Provided data
** begin **
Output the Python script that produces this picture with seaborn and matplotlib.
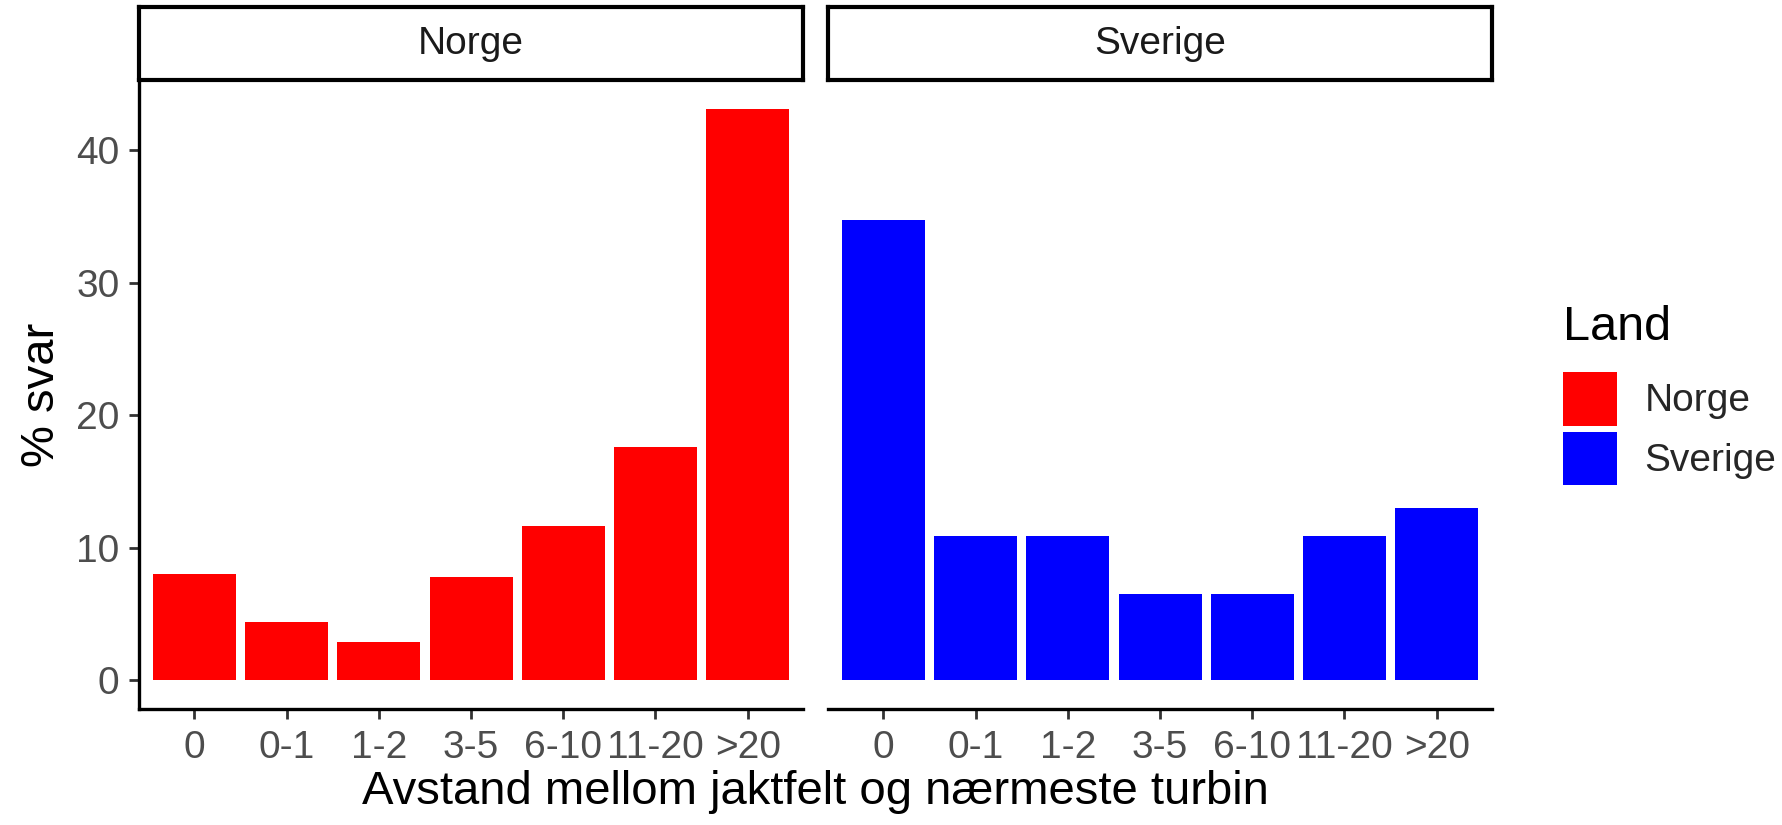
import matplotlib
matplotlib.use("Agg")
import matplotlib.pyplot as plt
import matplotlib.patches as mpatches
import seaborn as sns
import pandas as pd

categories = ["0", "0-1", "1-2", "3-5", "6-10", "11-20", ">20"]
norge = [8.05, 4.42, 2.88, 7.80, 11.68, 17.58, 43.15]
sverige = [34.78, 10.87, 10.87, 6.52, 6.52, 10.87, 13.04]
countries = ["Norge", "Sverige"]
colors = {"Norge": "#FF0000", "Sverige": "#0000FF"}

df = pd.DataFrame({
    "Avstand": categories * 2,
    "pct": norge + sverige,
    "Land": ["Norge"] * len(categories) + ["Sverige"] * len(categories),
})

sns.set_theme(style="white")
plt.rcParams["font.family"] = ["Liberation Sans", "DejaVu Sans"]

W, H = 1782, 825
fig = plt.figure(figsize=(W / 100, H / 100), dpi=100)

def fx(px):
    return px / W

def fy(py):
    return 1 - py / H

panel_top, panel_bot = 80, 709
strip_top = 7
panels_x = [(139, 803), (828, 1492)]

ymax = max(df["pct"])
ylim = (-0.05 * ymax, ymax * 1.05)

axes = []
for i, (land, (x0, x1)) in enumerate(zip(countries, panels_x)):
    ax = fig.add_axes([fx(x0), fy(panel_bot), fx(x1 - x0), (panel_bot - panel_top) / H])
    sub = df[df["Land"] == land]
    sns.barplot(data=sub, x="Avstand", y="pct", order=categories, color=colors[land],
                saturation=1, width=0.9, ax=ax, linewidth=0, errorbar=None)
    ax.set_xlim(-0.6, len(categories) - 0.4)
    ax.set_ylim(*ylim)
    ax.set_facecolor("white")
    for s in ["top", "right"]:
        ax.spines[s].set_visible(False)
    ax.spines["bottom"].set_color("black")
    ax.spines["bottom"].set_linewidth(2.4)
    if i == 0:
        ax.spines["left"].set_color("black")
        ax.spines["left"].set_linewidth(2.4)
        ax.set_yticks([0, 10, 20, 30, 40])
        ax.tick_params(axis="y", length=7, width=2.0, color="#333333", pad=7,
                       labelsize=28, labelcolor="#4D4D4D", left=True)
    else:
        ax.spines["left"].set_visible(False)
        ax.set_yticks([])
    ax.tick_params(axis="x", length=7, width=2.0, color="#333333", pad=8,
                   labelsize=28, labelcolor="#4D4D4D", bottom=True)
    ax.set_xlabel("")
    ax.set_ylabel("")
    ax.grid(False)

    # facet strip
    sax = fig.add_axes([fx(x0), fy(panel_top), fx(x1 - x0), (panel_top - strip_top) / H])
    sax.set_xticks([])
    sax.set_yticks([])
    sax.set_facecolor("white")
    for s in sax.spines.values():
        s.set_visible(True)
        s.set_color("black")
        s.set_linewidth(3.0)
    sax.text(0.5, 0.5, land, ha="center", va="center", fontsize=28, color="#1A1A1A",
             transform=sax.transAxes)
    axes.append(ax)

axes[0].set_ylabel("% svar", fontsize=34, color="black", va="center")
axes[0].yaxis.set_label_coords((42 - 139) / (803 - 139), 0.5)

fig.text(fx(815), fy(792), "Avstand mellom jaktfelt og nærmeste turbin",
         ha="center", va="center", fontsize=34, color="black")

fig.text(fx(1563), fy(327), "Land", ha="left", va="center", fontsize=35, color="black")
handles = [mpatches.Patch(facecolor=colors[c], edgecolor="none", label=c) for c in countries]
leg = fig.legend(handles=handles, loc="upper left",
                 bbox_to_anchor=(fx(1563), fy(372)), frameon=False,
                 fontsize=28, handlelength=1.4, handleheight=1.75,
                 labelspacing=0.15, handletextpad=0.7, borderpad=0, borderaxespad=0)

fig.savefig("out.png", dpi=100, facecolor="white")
** end **
Exercise task
Return each line of the data, keeping its wording exact and omitting pictures.

Answer below
Output the Python script that produces this picture with seaborn and matplotlib.
import matplotlib
matplotlib.use("Agg")
import matplotlib.pyplot as plt
import matplotlib.patches as mpatches
import seaborn as sns
import pandas as pd

categories = ["0", "0-1", "1-2", "3-5", "6-10", "11-20", ">20"]
norge = [8.05, 4.42, 2.88, 7.80, 11.68, 17.58, 43.15]
sverige = [34.78, 10.87, 10.87, 6.52, 6.52, 10.87, 13.04]
countries = ["Norge", "Sverige"]
colors = {"Norge": "#FF0000", "Sverige": "#0000FF"}

df = pd.DataFrame({
    "Avstand": categories * 2,
    "pct": norge + sverige,
    "Land": ["Norge"] * len(categories) + ["Sverige"] * len(categories),
})

sns.set_theme(style="white")
plt.rcParams["font.family"] = ["Liberation Sans", "DejaVu Sans"]

W, H = 1782, 825
fig = plt.figure(figsize=(W / 100, H / 100), dpi=100)

def fx(px):
    return px / W

def fy(py):
    return 1 - py / H

panel_top, panel_bot = 80, 709
strip_top = 7
panels_x = [(139, 803), (828, 1492)]

ymax = max(df["pct"])
ylim = (-0.05 * ymax, ymax * 1.05)

axes = []
for i, (land, (x0, x1)) in enumerate(zip(countries, panels_x)):
    ax = fig.add_axes([fx(x0), fy(panel_bot), fx(x1 - x0), (panel_bot - panel_top) / H])
    sub = df[df["Land"] == land]
    sns.barplot(data=sub, x="Avstand", y="pct", order=categories, color=colors[land],
                saturation=1, width=0.9, ax=ax, linewidth=0, errorbar=None)
    ax.set_xlim(-0.6, len(categories) - 0.4)
    ax.set_ylim(*ylim)
    ax.set_facecolor("white")
    for s in ["top", "right"]:
        ax.spines[s].set_visible(False)
    ax.spines["bottom"].set_color("black")
    ax.spines["bottom"].set_linewidth(2.4)
    if i == 0:
        ax.spines["left"].set_color("black")
        ax.spines["left"].set_linewidth(2.4)
        ax.set_yticks([0, 10, 20, 30, 40])
        ax.tick_params(axis="y", length=7, width=2.0, color="#333333", pad=7,
                       labelsize=28, labelcolor="#4D4D4D", left=True)
    else:
        ax.spines["left"].set_visible(False)
        ax.set_yticks([])
    ax.tick_params(axis="x", length=7, width=2.0, color="#333333", pad=8,
                   labelsize=28, labelcolor="#4D4D4D", bottom=True)
    ax.set_xlabel("")
    ax.set_ylabel("")
    ax.grid(False)

    # facet strip
    sax = fig.add_axes([fx(x0), fy(panel_top), fx(x1 - x0), (panel_top - strip_top) / H])
    sax.set_xticks([])
    sax.set_yticks([])
    sax.set_facecolor("white")
    for s in sax.spines.values():
        s.set_visible(True)
        s.set_color("black")
        s.set_linewidth(3.0)
    sax.text(0.5, 0.5, land, ha="center", va="center", fontsize=28, color="#1A1A1A",
             transform=sax.transAxes)
    axes.append(ax)

axes[0].set_ylabel("% svar", fontsize=34, color="black", va="center")
axes[0].yaxis.set_label_coords((42 - 139) / (803 - 139), 0.5)

fig.text(fx(815), fy(792), "Avstand mellom jaktfelt og nærmeste turbin",
         ha="center", va="center", fontsize=34, color="black")

fig.text(fx(1563), fy(327), "Land", ha="left", va="center", fontsize=35, color="black")
handles = [mpatches.Patch(facecolor=colors[c], edgecolor="none", label=c) for c in countries]
leg = fig.legend(handles=handles, loc="upper left",
                 bbox_to_anchor=(fx(1563), fy(372)), frameon=False,
                 fontsize=28, handlelength=1.4, handleheight=1.75,
                 labelspacing=0.15, handletextpad=0.7, borderpad=0, borderaxespad=0)

fig.savefig("out.png", dpi=100, facecolor="white")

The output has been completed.